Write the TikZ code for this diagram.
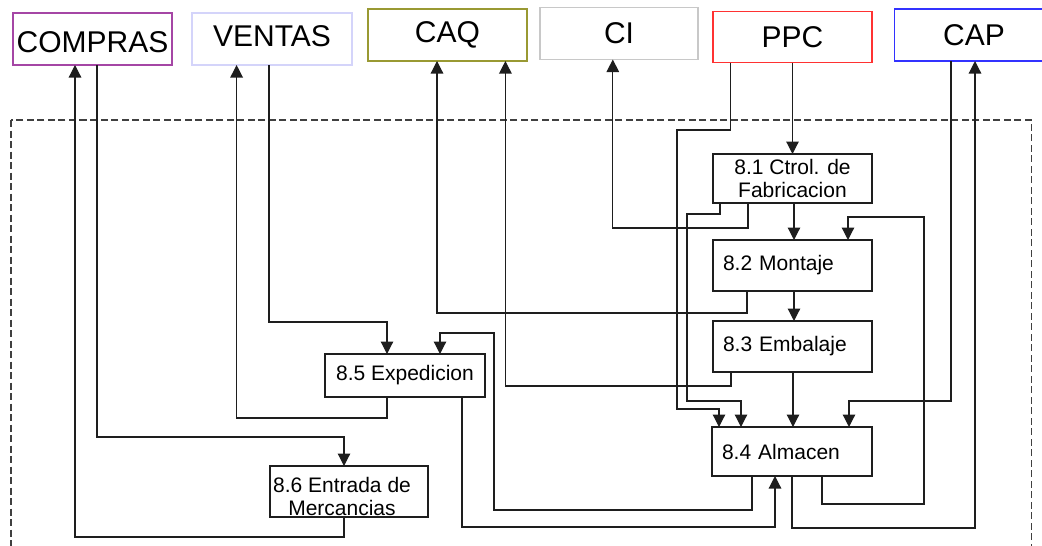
\documentclass[tikz,border=0pt]{standalone}
\usepackage{fontspec}
\setmainfont{Liberation Sans}
\usetikzlibrary{arrows.meta}

\definecolor{cCompras}{RGB}{165,70,165}
\definecolor{cVentas}{RGB}{212,212,250}
\definecolor{cCaq}{RGB}{153,153,51}
\definecolor{cCi}{RGB}{200,200,200}
\definecolor{cPpc}{RGB}{255,50,50}
\definecolor{cCap}{RGB}{50,50,255}
\definecolor{ink}{RGB}{30,30,30}

\tikzset{
  extbox/.style={draw, line width=1.4pt, anchor=north west, inner sep=0pt, outer sep=0pt,
    minimum width=159pt, minimum height=52pt, font=\fontsize{30}{36}\selectfont},
  procbox/.style={draw=ink, line width=1.3pt, anchor=north west, inner sep=0pt, outer sep=0pt,
    minimum width=159pt, font=\fontsize{21}{23}\selectfont},
  leftbox/.style={procbox, inner xsep=10pt, text width=139pt, align=left},
  arr/.style={draw=ink, line width=1.2pt, -{Triangle[length=12.5pt,width=12.5pt]}},
  frame/.style={draw=ink!85, line width=1.2pt, dash pattern=on 7pt off 3.5pt}
}

\begin{document}
\begin{tikzpicture}[x=1pt,y=-1pt]
\useasboundingbox (0,0) rectangle (1042,546);
\clip (0,0) rectangle (1042,546);

% system boundary
\draw[frame] (11,120) rectangle (1031.5,560);

% external departments
\node[extbox, draw=cCompras, text height=27.5pt, text depth=0pt] (compras) at (13,13) {COMPRAS};
\node[extbox, draw=cVentas, minimum width=160pt, text height=21.5pt, text depth=7pt] (ventas) at (192,13) {VENTAS};
\node[extbox, draw=cCaq] (caq) at (368,9) {CAQ};
\node[extbox, draw=cCi, minimum width=158pt] (ci) at (540,7.5) {CI};
\node[extbox, draw=cPpc, minimum height=51pt] (ppc) at (713,11.5) {PPC};
\node[extbox, draw=cCap] (cap) at (894.5,9) {CAP};

% processes
\node[procbox, minimum height=49pt, align=center] (n81) at (713,154) {8.1 Ctrol. de\\Fabricacion};
\node[leftbox, minimum height=51pt] (n82) at (713,240) {8.2 Montaje};
\node[leftbox, minimum height=51pt] (n83) at (713,321) {8.3 Embalaje};
\node[leftbox, minimum width=160pt, text width=140pt, minimum height=49pt] (n84) at (712,427) {8.4 Almacen};
\node[procbox, minimum width=160pt, minimum height=43pt] (n85) at (325,354) {8.5 Expedicion};
\node[procbox, minimum width=158pt, minimum height=51pt, align=center, text height=48pt] (n86) at (270,466)
  {8.6 Entrada de\hspace*{14pt}\\Mercancias\hspace*{14pt}};

% flows between COMPRAS and 8.6
\draw[arr] ([xshift=74pt]n86.south west) -- ++(0,20) -| ([xshift=62pt]compras.south west);
\draw[arr] ([xshift=84pt]compras.south west) -- (97,437) -| ([xshift=74pt]n86.north west);

% flows between VENTAS and 8.5
\draw[arr] ([xshift=62pt]n85.south west) -- (387,418) -| ([xshift=44.6pt]ventas.south west);
\draw[arr] ([xshift=77pt]ventas.south west) -- (269,322) -| ([xshift=62pt]n85.north west);

% flows between 8.4 and 8.5
\draw[arr] ([xshift=40pt]n84.south west) -- (752,510) -- (494,510) -- (494,333) -| ([xshift=115pt]n85.north west);
\draw[arr] ([xshift=137pt]n85.south west) -- (462,527) -| ([xshift=63pt]n84.south west);

% reports to CAQ and CI
\draw[arr] ([xshift=34pt]n82.south west) -- (747,313) -| ([xshift=69pt]caq.south west);
\draw[arr] ([xshift=18pt]n83.south west) -- (731,386) -| ([xshift=137.4pt]caq.south west);
\draw[arr] ([xshift=35pt]n81.south west) -- (748,228) -| ([xshift=72.8pt]ci.south west);

% PPC orders
\draw[arr] (ppc.south) -- (n81.north);
\draw[arr] ([xshift=17.6pt]ppc.south west) -- (730.6,130) -- (677,130) -- (677,409) -| ([xshift=7pt]n84.north west);

% main production chain
\draw[arr] ([xshift=7pt]n81.south west) -- (720,214) -- (687,214) -- (687,401) -| ([xshift=29pt]n84.north west);
\draw[arr] ([xshift=81pt]n81.south west) -- ([xshift=81pt]n82.north west);
\draw[arr] ([xshift=81pt]n82.south west) -- ([xshift=81pt]n83.north west);
\draw[arr] ([xshift=80pt]n83.south west) -- ([xshift=81pt]n84.north west);
\draw[arr] ([xshift=110pt]n84.south west) -- (822,504) -- (924,504) -- (924,217) -| ([xshift=135pt]n82.north west);

% flows between CAP and 8.4
\draw[arr] ([xshift=56.5pt]cap.south west) -- (951,401) -| ([xshift=137pt]n84.north west);
\draw[arr] ([xshift=80pt]n84.south west) -- (792,528) -| ([xshift=80.5pt]cap.south west);
\end{tikzpicture}
\end{document}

* EXERCISE OBJECTIVE:
Return the material exactly as given, apart from the pictures.

* THE REPLY:
Write the TikZ code for this diagram.
\documentclass[tikz,border=0pt]{standalone}
\usepackage{fontspec}
\setmainfont{Liberation Sans}
\usetikzlibrary{arrows.meta}

\definecolor{cCompras}{RGB}{165,70,165}
\definecolor{cVentas}{RGB}{212,212,250}
\definecolor{cCaq}{RGB}{153,153,51}
\definecolor{cCi}{RGB}{200,200,200}
\definecolor{cPpc}{RGB}{255,50,50}
\definecolor{cCap}{RGB}{50,50,255}
\definecolor{ink}{RGB}{30,30,30}

\tikzset{
  extbox/.style={draw, line width=1.4pt, anchor=north west, inner sep=0pt, outer sep=0pt,
    minimum width=159pt, minimum height=52pt, font=\fontsize{30}{36}\selectfont},
  procbox/.style={draw=ink, line width=1.3pt, anchor=north west, inner sep=0pt, outer sep=0pt,
    minimum width=159pt, font=\fontsize{21}{23}\selectfont},
  leftbox/.style={procbox, inner xsep=10pt, text width=139pt, align=left},
  arr/.style={draw=ink, line width=1.2pt, -{Triangle[length=12.5pt,width=12.5pt]}},
  frame/.style={draw=ink!85, line width=1.2pt, dash pattern=on 7pt off 3.5pt}
}

\begin{document}
\begin{tikzpicture}[x=1pt,y=-1pt]
\useasboundingbox (0,0) rectangle (1042,546);
\clip (0,0) rectangle (1042,546);

% system boundary
\draw[frame] (11,120) rectangle (1031.5,560);

% external departments
\node[extbox, draw=cCompras, text height=27.5pt, text depth=0pt] (compras) at (13,13) {COMPRAS};
\node[extbox, draw=cVentas, minimum width=160pt, text height=21.5pt, text depth=7pt] (ventas) at (192,13) {VENTAS};
\node[extbox, draw=cCaq] (caq) at (368,9) {CAQ};
\node[extbox, draw=cCi, minimum width=158pt] (ci) at (540,7.5) {CI};
\node[extbox, draw=cPpc, minimum height=51pt] (ppc) at (713,11.5) {PPC};
\node[extbox, draw=cCap] (cap) at (894.5,9) {CAP};

% processes
\node[procbox, minimum height=49pt, align=center] (n81) at (713,154) {8.1 Ctrol. de\\Fabricacion};
\node[leftbox, minimum height=51pt] (n82) at (713,240) {8.2 Montaje};
\node[leftbox, minimum height=51pt] (n83) at (713,321) {8.3 Embalaje};
\node[leftbox, minimum width=160pt, text width=140pt, minimum height=49pt] (n84) at (712,427) {8.4 Almacen};
\node[procbox, minimum width=160pt, minimum height=43pt] (n85) at (325,354) {8.5 Expedicion};
\node[procbox, minimum width=158pt, minimum height=51pt, align=center, text height=48pt] (n86) at (270,466)
  {8.6 Entrada de\hspace*{14pt}\\Mercancias\hspace*{14pt}};

% flows between COMPRAS and 8.6
\draw[arr] ([xshift=74pt]n86.south west) -- ++(0,20) -| ([xshift=62pt]compras.south west);
\draw[arr] ([xshift=84pt]compras.south west) -- (97,437) -| ([xshift=74pt]n86.north west);

% flows between VENTAS and 8.5
\draw[arr] ([xshift=62pt]n85.south west) -- (387,418) -| ([xshift=44.6pt]ventas.south west);
\draw[arr] ([xshift=77pt]ventas.south west) -- (269,322) -| ([xshift=62pt]n85.north west);

% flows between 8.4 and 8.5
\draw[arr] ([xshift=40pt]n84.south west) -- (752,510) -- (494,510) -- (494,333) -| ([xshift=115pt]n85.north west);
\draw[arr] ([xshift=137pt]n85.south west) -- (462,527) -| ([xshift=63pt]n84.south west);

% reports to CAQ and CI
\draw[arr] ([xshift=34pt]n82.south west) -- (747,313) -| ([xshift=69pt]caq.south west);
\draw[arr] ([xshift=18pt]n83.south west) -- (731,386) -| ([xshift=137.4pt]caq.south west);
\draw[arr] ([xshift=35pt]n81.south west) -- (748,228) -| ([xshift=72.8pt]ci.south west);

% PPC orders
\draw[arr] (ppc.south) -- (n81.north);
\draw[arr] ([xshift=17.6pt]ppc.south west) -- (730.6,130) -- (677,130) -- (677,409) -| ([xshift=7pt]n84.north west);

% main production chain
\draw[arr] ([xshift=7pt]n81.south west) -- (720,214) -- (687,214) -- (687,401) -| ([xshift=29pt]n84.north west);
\draw[arr] ([xshift=81pt]n81.south west) -- ([xshift=81pt]n82.north west);
\draw[arr] ([xshift=81pt]n82.south west) -- ([xshift=81pt]n83.north west);
\draw[arr] ([xshift=80pt]n83.south west) -- ([xshift=81pt]n84.north west);
\draw[arr] ([xshift=110pt]n84.south west) -- (822,504) -- (924,504) -- (924,217) -| ([xshift=135pt]n82.north west);

% flows between CAP and 8.4
\draw[arr] ([xshift=56.5pt]cap.south west) -- (951,401) -| ([xshift=137pt]n84.north west);
\draw[arr] ([xshift=80pt]n84.south west) -- (792,528) -| ([xshift=80.5pt]cap.south west);
\end{tikzpicture}
\end{document}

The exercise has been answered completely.